> _Challenge_
Copy nothing but the text: reproduce each line of the listing exactly and leave the pictures out.

___ Record extracts ___

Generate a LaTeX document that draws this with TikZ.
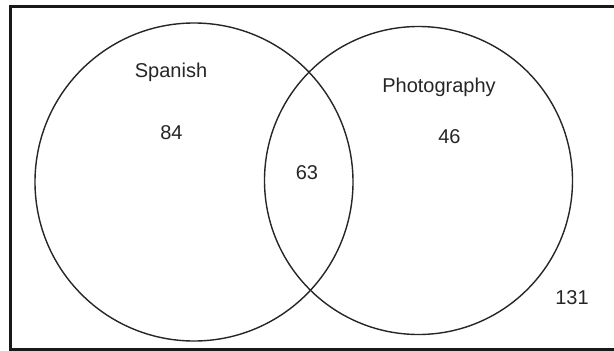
\documentclass[tikz,border=0pt]{standalone}
\usepackage{fontspec}
\setmainfont{Liberation Sans}
\begin{document}
\begin{tikzpicture}[x=1pt,y=-1pt,
  setcircle/.style={draw=black!85,line width=1.4pt},
  lbl/.style={font=\fontsize{20}{24}\selectfont,text=black!85,inner sep=0pt}]
\useasboundingbox (0,0) rectangle (614,351);
\fill[white] (0,0) rectangle (614,351);
\draw[line width=3pt,black!90] (620,6) -- (10.8,6) -- (10.8,349) -- (620,349);
\node[setcircle,circle,minimum size=318pt,inner sep=0pt] (spanish) at (194,182) {};
\node[setcircle,circle,minimum size=308pt,inner sep=0pt] (photo) at (418.5,180.5) {};
\node[lbl] (tspanish) at (171,72) {Spanish};
\node[lbl] (n84) at (171.5,133) {84};
\node[lbl] (tphoto) at (439,87) {Photography};
\node[lbl] (n46) at (449.5,137) {46};
\node[lbl] (n63) at (307,173) {63};
\node[lbl] (n131) at (572,298) {131};
\end{tikzpicture}
\end{document}
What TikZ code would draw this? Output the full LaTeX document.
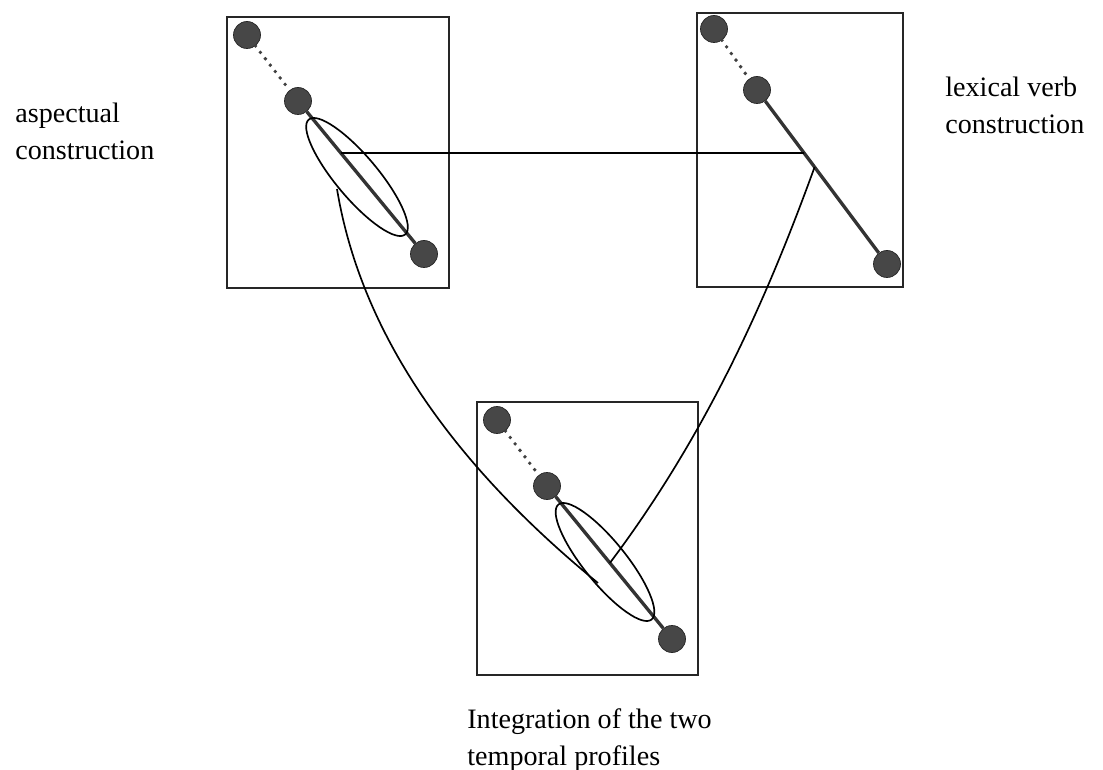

___

> _Written solution_
Generate a LaTeX document that draws this with TikZ.
\documentclass[tikz,border=0pt]{standalone}
\usepackage{fontspec}
\setmainfont{Liberation Sans}
\begin{document}
\begin{tikzpicture}[x=1pt,y=-1pt,
  setcircle/.style={draw=black!85,line width=1.4pt},
  lbl/.style={font=\fontsize{20}{24}\selectfont,text=black!85,inner sep=0pt}]
\useasboundingbox (0,0) rectangle (614,351);
\fill[white] (0,0) rectangle (614,351);
\draw[line width=3pt,black!90] (620,6) -- (10.8,6) -- (10.8,349) -- (620,349);
\node[setcircle,circle,minimum size=318pt,inner sep=0pt] (spanish) at (194,182) {};
\node[setcircle,circle,minimum size=308pt,inner sep=0pt] (photo) at (418.5,180.5) {};
\node[lbl] (tspanish) at (171,72) {Spanish};
\node[lbl] (n84) at (171.5,133) {84};
\node[lbl] (tphoto) at (439,87) {Photography};
\node[lbl] (n46) at (449.5,137) {46};
\node[lbl] (n63) at (307,173) {63};
\node[lbl] (n131) at (572,298) {131};
\end{tikzpicture}
\end{document}
What TikZ code would draw this? Output the full LaTeX document.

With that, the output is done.